Just in time for the opening ceremonies of the Winter Olympics, linguist Neal Whitman has been thinking about a phrase that seems to guarantee victory: win-win situation. What does this "no-lose" proposition really mean?
As the 21st Winter Olympic Games begin, we can expect to be awed by the performances of athletes from the United States and around the world. For them to have made it to the Olympics at all is a tremendous achievement. So it has been a source of annoyance for me over the years that some of the commentators and interviewers seem to radiate the attitude that anything less than a gold medal is a loss. In subtle and not-so-subtle ways, they convey that merely podiuming is not enough; that second place is really just first loser; that the Olympic events are zero-sum games.
Thoughts like these got me to thinking about the term zero-sum game and its near-opposite, win-win situation.
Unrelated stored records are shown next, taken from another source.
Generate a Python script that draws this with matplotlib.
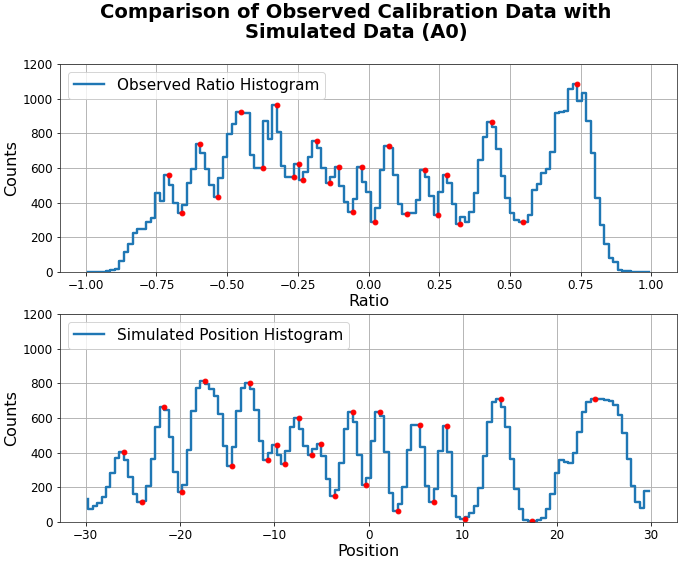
import numpy as np
import matplotlib
matplotlib.use("Agg")
import matplotlib.pyplot as plt

# ---------------- data ----------------
ratio_range = (-1.0, 1.0)
ratio_counts = [0, 0, 0, 0, 2, 4, 10, 15, 63, 117,
                162, 227, 248, 250, 287, 313, 454, 412, 560, 500,
                400, 338, 387, 511, 592, 737, 685, 596, 502, 431,
                540, 662, 798, 852, 921, 915, 915, 675, 598, 598,
                871, 767, 963, 810, 611, 550, 550, 621, 531, 579,
                665, 756, 713, 598, 515, 550, 608, 496, 406, 344,
                419, 604, 521, 463, 288, 371, 588, 727, 713, 560,
                392, 333, 338, 338, 415, 588, 550, 438, 329, 463,
                560, 515, 392, 275, 319, 287, 344, 454, 646, 781,
                863, 838, 711, 554, 429, 338, 300, 287, 287, 329,
                473, 508, 569, 594, 694, 915, 921, 927, 1056, 1085,
                987, 1031, 871, 688, 425, 271, 160, 79, 60, 12,
                6, 8, 0, 2, 2, 2]
ratio_marker_idx = [18, 21, 25, 29, 34, 39, 42, 46, 47, 48, 51, 54, 56, 59,
                    61, 64, 67, 71, 75, 78, 80, 83, 90, 97, 109]

position_range = (-30.0, 30.0)
position_counts = [134, 74, 93, 109, 142, 202, 282, 371, 404, 357,
                   258, 163, 113, 122, 206, 365, 546, 666, 649, 489,
                   287, 173, 216, 414, 643, 775, 812, 798, 769, 726,
                   623, 441, 322, 431, 643, 775, 804, 765, 649, 468,
                   357, 396, 445, 386, 332, 410, 546, 598, 536, 439,
                   384, 419, 449, 381, 250, 151, 183, 342, 536, 637,
                   579, 384, 216, 254, 468, 633, 614, 404, 167, 62,
                   101, 202, 416, 559, 559, 435, 210, 118, 192, 412,
                   556, 404, 148, 28, 20, 31, 54, 93, 196, 381,
                   575, 691, 707, 662, 546, 365, 192, 74, 12, 3,
                   4, 12, 21, 74, 163, 280, 357, 348, 338, 400,
                   522, 637, 691, 711, 711, 707, 705, 697, 676, 618,
                   513, 361, 210, 118, 83, 177]
position_marker_idx = [8, 12, 17, 21, 26, 32, 36, 40, 42, 44, 47, 50, 52, 55,
                       59, 62, 65, 69, 74, 77, 80, 84, 92, 99, 113]

ratio_ticks = [-1.0, -0.75, -0.5, -0.25, 0.0, 0.25, 0.5, 0.75, 1.0]
position_ticks = [-30, -20, -10, 0, 10, 20, 30]
count_ticks = [0, 200, 400, 600, 800, 1000, 1200]


def centers(rng, n):
    edges = np.linspace(rng[0], rng[1], n + 1)
    return 0.5 * (edges[:-1] + edges[1:])


# ---------------- figure ----------------
DPI = 72
fig = plt.figure(figsize=(685 / DPI, 564 / DPI), dpi=DPI)

ax1 = fig.add_axes([60 / 685, 1 - 272 / 564, 617 / 685, 208 / 564])
ax2 = fig.add_axes([60 / 685, 1 - 522 / 564, 617 / 685, 208 / 564])

blue = "#1f77b4"

rc = np.array(ratio_counts, dtype=float)
rx = centers(ratio_range, len(rc))
ax1.step(rx, rc, where="pre", color=blue, lw=2.4, label="Observed Ratio Histogram")
ax1.plot(rx[ratio_marker_idx], rc[ratio_marker_idx], "o", color="red", ms=4.8)
ax1.set_xticks(ratio_ticks)
ax1.set_xticklabels([f"{t:.2f}".replace("-", "\u2212") if t != 0 else "0.00" for t in ratio_ticks])
ax1.set_ylim(0, 1200)
ax1.set_yticks(count_ticks)
ax1.set_xlabel("Ratio", fontsize=16, labelpad=2)
ax1.set_ylabel("Counts", fontsize=16)
ax1.legend(loc="upper left", fontsize=15.3)

pc = np.array(position_counts, dtype=float)
px = centers(position_range, len(pc))
ax2.step(px, pc, where="pre", color=blue, lw=2.4, label="Simulated Position Histogram")
ax2.plot(px[position_marker_idx], pc[position_marker_idx], "o", color="red", ms=4.8)
ax2.set_xticks(position_ticks)
ax2.set_ylim(0, 1200)
ax2.set_yticks(count_ticks)
ax2.set_xlabel("Position", fontsize=16, labelpad=2)
ax2.set_ylabel("Counts", fontsize=16)
ax2.legend(loc="upper left", fontsize=15.3)

for ax in (ax1, ax2):
    ax.grid(True, color="#b0b0b0", lw=0.9)
    ax.set_axisbelow(True)
    ax.tick_params(labelsize=12)
    for s in ax.spines.values():
        s.set_color("#333333")

fig.text(356 / 685, 1 - 3 / 564,
         "Comparison of Observed Calibration Data with\nSimulated Data (A0)",
         ha="center", va="top", fontsize=19.5, fontweight="bold", linespacing=1.05)

fig.savefig("out.png", dpi=DPI)
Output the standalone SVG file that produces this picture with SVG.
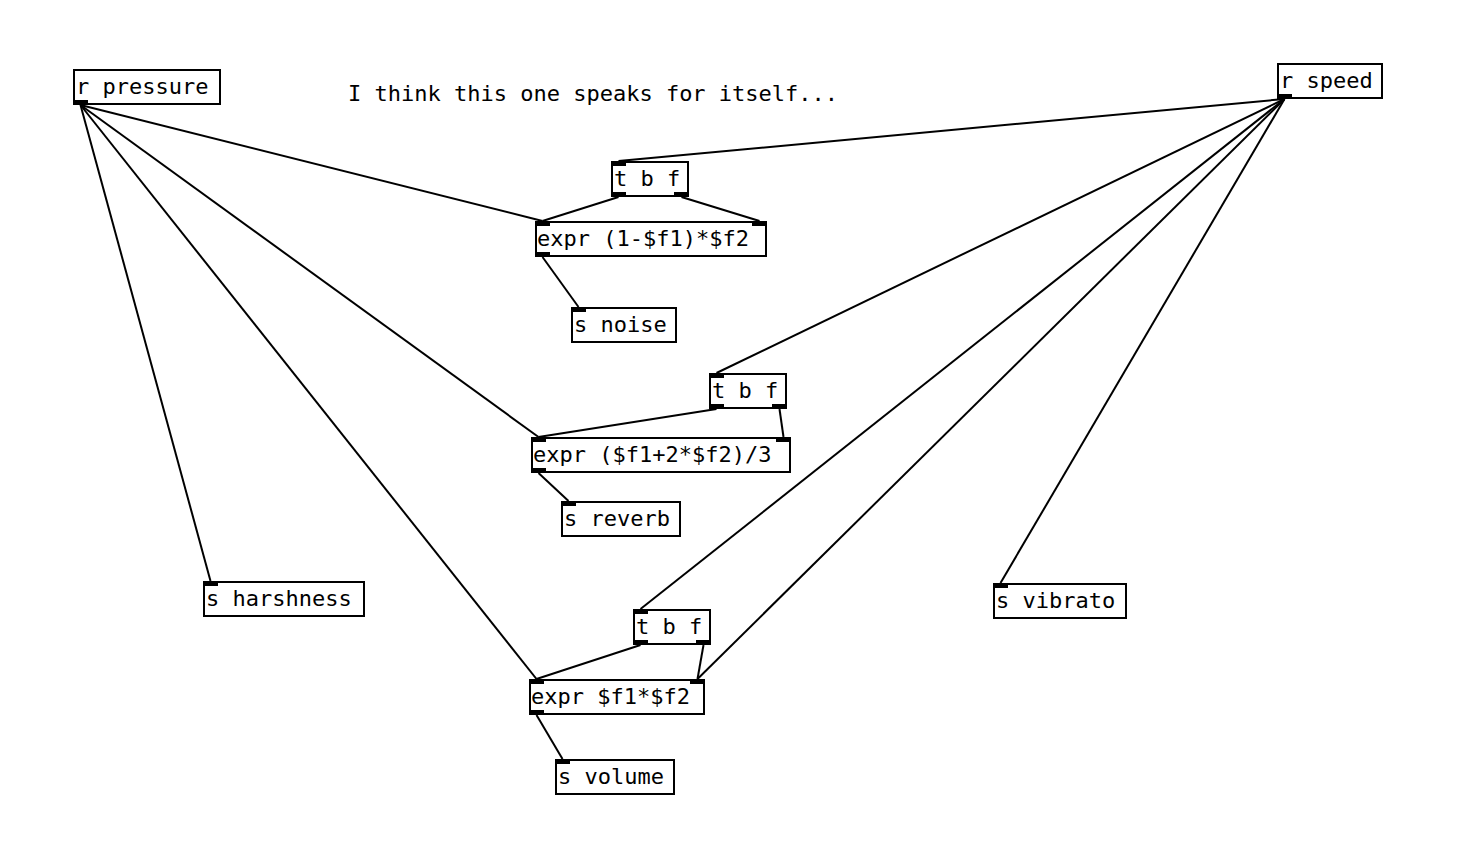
<svg xmlns="http://www.w3.org/2000/svg" width="1460" height="856" viewBox="0 0 1460 856">
<style>
.box{fill:#fff;stroke:#000;stroke-width:2}
.io{fill:#000}
.t{font-family:"DejaVu Sans Mono","Liberation Mono",monospace;font-size:22px;fill:#000}
.c{stroke:#000;stroke-width:2;fill:none}
</style>
<rect width="1460" height="856" fill="#fff"/>
<g id="connectors">
<line class="c" x1="80.5" y1="105" x2="542.5" y2="221"/>
<line class="c" x1="80.5" y1="105" x2="538.5" y2="437"/>
<line class="c" x1="80.5" y1="105" x2="536.5" y2="679"/>
<line class="c" x1="80.5" y1="105" x2="210.5" y2="581"/>
<line class="c" x1="1284.5" y1="99" x2="618.5" y2="161"/>
<line class="c" x1="1284.5" y1="99" x2="716.5" y2="373"/>
<line class="c" x1="1284.5" y1="99" x2="640.5" y2="609"/>
<line class="c" x1="1284.5" y1="99" x2="697.5" y2="679"/>
<line class="c" x1="1284.5" y1="99" x2="1000.5" y2="583"/>
<line class="c" x1="618.5" y1="197" x2="542.5" y2="221"/>
<line class="c" x1="681.5" y1="197" x2="759.5" y2="221"/>
<line class="c" x1="542.5" y1="257" x2="578.5" y2="307"/>
<line class="c" x1="716.5" y1="409" x2="538.5" y2="437"/>
<line class="c" x1="779.5" y1="409" x2="783.5" y2="437"/>
<line class="c" x1="538.5" y1="473" x2="568.5" y2="501"/>
<line class="c" x1="640.5" y1="645" x2="536.5" y2="679"/>
<line class="c" x1="703.5" y1="645" x2="697.5" y2="679"/>
<line class="c" x1="536.5" y1="715" x2="562.5" y2="759"/>
</g>
<g id="comment">
<text class="t" x="348" y="101">I think this one speaks for itself...</text>
</g>
<g id="r_pressure">
<rect class="box" x="74" y="70" width="146" height="34"/>
<rect class="io" x="73" y="100" width="15" height="5"/>
<text class="t" x="76" y="93.5">r pressure</text>
</g>
<g id="r_speed">
<rect class="box" x="1278" y="64" width="104" height="34"/>
<rect class="io" x="1277" y="94" width="15" height="5"/>
<text class="t" x="1280" y="87.5">r speed</text>
</g>
<g id="tbf1">
<rect class="box" x="612" y="162" width="76" height="34"/>
<rect class="io" x="611" y="161" width="15" height="5"/>
<rect class="io" x="611" y="192" width="15" height="5"/>
<rect class="io" x="674" y="192" width="15" height="5"/>
<text class="t" x="614" y="185.5">t b f</text>
</g>
<g id="expr1">
<rect class="box" x="536" y="222" width="230" height="34"/>
<rect class="io" x="535" y="221" width="15" height="5"/>
<rect class="io" x="752" y="221" width="15" height="5"/>
<rect class="io" x="535" y="252" width="15" height="5"/>
<text class="t" x="537" y="245.5">expr (1-$f1)*$f2</text>
</g>
<g id="s_noise">
<rect class="box" x="572" y="308" width="104" height="34"/>
<rect class="io" x="571" y="307" width="15" height="5"/>
<text class="t" x="574" y="331.5">s noise</text>
</g>
<g id="tbf2">
<rect class="box" x="710" y="374" width="76" height="34"/>
<rect class="io" x="709" y="373" width="15" height="5"/>
<rect class="io" x="709" y="404" width="15" height="5"/>
<rect class="io" x="772" y="404" width="15" height="5"/>
<text class="t" x="712" y="397.5">t b f</text>
</g>
<g id="expr2">
<rect class="box" x="532" y="438" width="258" height="34"/>
<rect class="io" x="531" y="437" width="15" height="5"/>
<rect class="io" x="776" y="437" width="15" height="5"/>
<rect class="io" x="531" y="468" width="15" height="5"/>
<text class="t" x="533" y="461.5">expr ($f1+2*$f2)/3</text>
</g>
<g id="s_reverb">
<rect class="box" x="562" y="502" width="118" height="34"/>
<rect class="io" x="561" y="501" width="15" height="5"/>
<text class="t" x="564" y="525.5">s reverb</text>
</g>
<g id="s_harshness">
<rect class="box" x="204" y="582" width="160" height="34"/>
<rect class="io" x="203" y="581" width="15" height="5"/>
<text class="t" x="206" y="605.5">s harshness</text>
</g>
<g id="s_vibrato">
<rect class="box" x="994" y="584" width="132" height="34"/>
<rect class="io" x="993" y="583" width="15" height="5"/>
<text class="t" x="996" y="607.5">s vibrato</text>
</g>
<g id="tbf3">
<rect class="box" x="634" y="610" width="76" height="34"/>
<rect class="io" x="633" y="609" width="15" height="5"/>
<rect class="io" x="633" y="640" width="15" height="5"/>
<rect class="io" x="696" y="640" width="15" height="5"/>
<text class="t" x="636" y="633.5">t b f</text>
</g>
<g id="expr3">
<rect class="box" x="530" y="680" width="174" height="34"/>
<rect class="io" x="529" y="679" width="15" height="5"/>
<rect class="io" x="690" y="679" width="15" height="5"/>
<rect class="io" x="529" y="710" width="15" height="5"/>
<text class="t" x="531" y="703.5">expr $f1*$f2</text>
</g>
<g id="s_volume">
<rect class="box" x="556" y="760" width="118" height="34"/>
<rect class="io" x="555" y="759" width="15" height="5"/>
<text class="t" x="558" y="783.5">s volume</text>
</g>
</svg>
Zero-sum game, referring to a game in which a win for one participant is necessarily a loss for the others, comes to us from John von Neumann and Oskar Morgenstern in their 1944 book Theory of Games and Economic Behavior, which launched game theory into mainstream economics. The actual term for the opposite of a zero-sum game is non-zero-sum game, a game in which a win for one participant does not necessarily mean a loss for the others. However, this term has not caught on so readily in the popular language. On the other hand, the name for one possible outcome of a non-zero-sum game, namely win-win situation, has been taken up enthusiastically enough to have become a cliché.
Surprisingly, win-win situation does not appear in von Neumann and Morgenstern's book. The Oxford English Dictionary's earliest attestation for it comes in 1962, and for two decades afterward, it seems to have been in limited use.The term gained popularity in the 1980s, helped along by books on management and negotiation such as Stephen R. Covey's The Seven Habits of Highly Effective People, and by the mid-1990s had outlasted its welcome in the ears of some speakers. In 1993, it made the gimmicky annual list of banned words put out by Lake Superior State University. In December 1999, linguist Geoff Nunberg called out win-win in a versified commentary for the NPR show "Fresh Air," bidding farewell to the clichés of the 20th century: "Let's lose 'win-win,' that favorite phrase / Of all the Harvard MBAs...." As recently as November of last year, the Plain English Campaign included win-win situation in its list of annoying pieces of corporate jargon.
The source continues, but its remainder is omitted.